February 23, 2023 (tomorrow) marks the centennial of the oldest continuous service club in our city - the Rotary Club of Red Deer. It is one of 46,000 Rotary clubs world-wide with nearly 1.4 million members.
The first Rotary Club was formed on February 23, 1905, when Paul Harris, an attorney in Chicago, Illinois, invited three friends to help start a diverse club of business people and professionals which would foster a spirit of fellowship and provide service to their community.
The idea of forming a local Rotary Club was proposed as Red Deer was coming through one of the most difficult times, economically and socially, in its history. The community had been devasted by the horrific First World War followed by the Spanish ‘flu epidemic, then the worst inflation ever recorded and finally a harsh economic depression with local unemployment surging to nearly 25%.
Many local businesses either went bankrupt, or else quietly closed their doors. Local farmers were particularly hard hit during the early 1920s. They faced the harshest drought since the start of settlement. The American government closed the border to most agricultural exports. Farmers trying to sell their cattle often found themselves deeper in debt when the animals sold for less than the cost of sending the animals to market.
Governments were either bankrupt or nearly bankrupt with the vast debts incurred as part of the War effort and skyrocketing tax arrears. Therefore, people could not turn to government to bail out the economic distress.
To show how bad things had become, the Red Deer Hospital went bankrupt and had to be taken over by the Provincial Government. The City of Red Deer became effectively bankrupt and had to cut all expenditures to the absolute bone when the banks refused to grant it any more credit. The Public School Board was only able to pay its teachers after some of the trustees took out personal bank loans.

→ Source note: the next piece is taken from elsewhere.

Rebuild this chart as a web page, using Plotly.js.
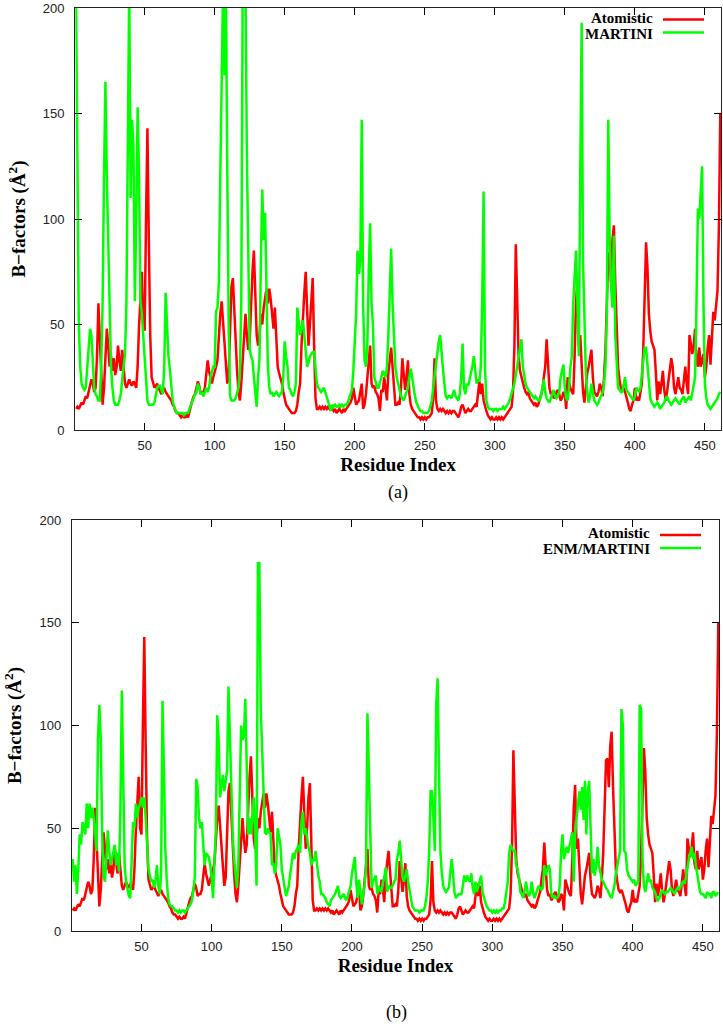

Finally, in late 1922, the economy finally hit bottom and things began to slowly improve. Because of the camaraderie of having survived such desperate times and because of the urgent need for some sort of community organization to start to rebuild the City’s public services and amenities, Red Deer’s businessmen and professionals decided it was an ideal time to start a “self-help” group such as a Rotary service club.
An organizational meeting was held in early February. Turn out was good and 19 individuals agreed to sign up as charter members. On February 23, 1923, the 18th anniversary of its parent organization, the Rotary Club of Red Deer was officially chartered at a ceremony in the Knox Presbyterian Church Hall. With a population of only 2400, Red Deer became the smallest community in the world to have a local Rotary Club.
The charter president was William (Bill) Botterill, Dr. Harold Snell was the charter secretary and Herbert Willson was the charter treasurer. The other directors selected were Donald Gunn, William Payne, Edward Smith, William Stephenson and W.E. Lord.
The enthusiasm and drive of the founding members was indicated by their record of attendance at meetings. In its first decade of existence, the Red Deer Club’s average attendance was 95.7%. Charter president, Bill Botterill, recorded 36 years of perfect attendance.
The first major project for the Club was the installation of playground equipment on the City Square. Other early projects included the collection of Christmas toys for children, the gathering of clothing for the Red Deer Welfare Board, contributions to sports programs, donations to the Red Deer Hospital and Public Library, assistance in the construction of Red Deer’s first arena and the establishment at Sylvan Lake of a health camp for underprivileged children.
Over the years, the local Rotary Club’s activities and projects have responded to changing times and new priorities.
In December 1974, the Rotary Club of Red Deer East was formed, followed by the Red Deer Sunrise Rotary Club in 1999 and the Red Deer Rotary Club Urban Spirits in 2017.
It is noteworthy that an organization born in the grimmest times of Red Deer’s history continues to grow and to make our community a much better place to live.
Michael Dawe is a Red Deer historian and his column appears on Wednesdays.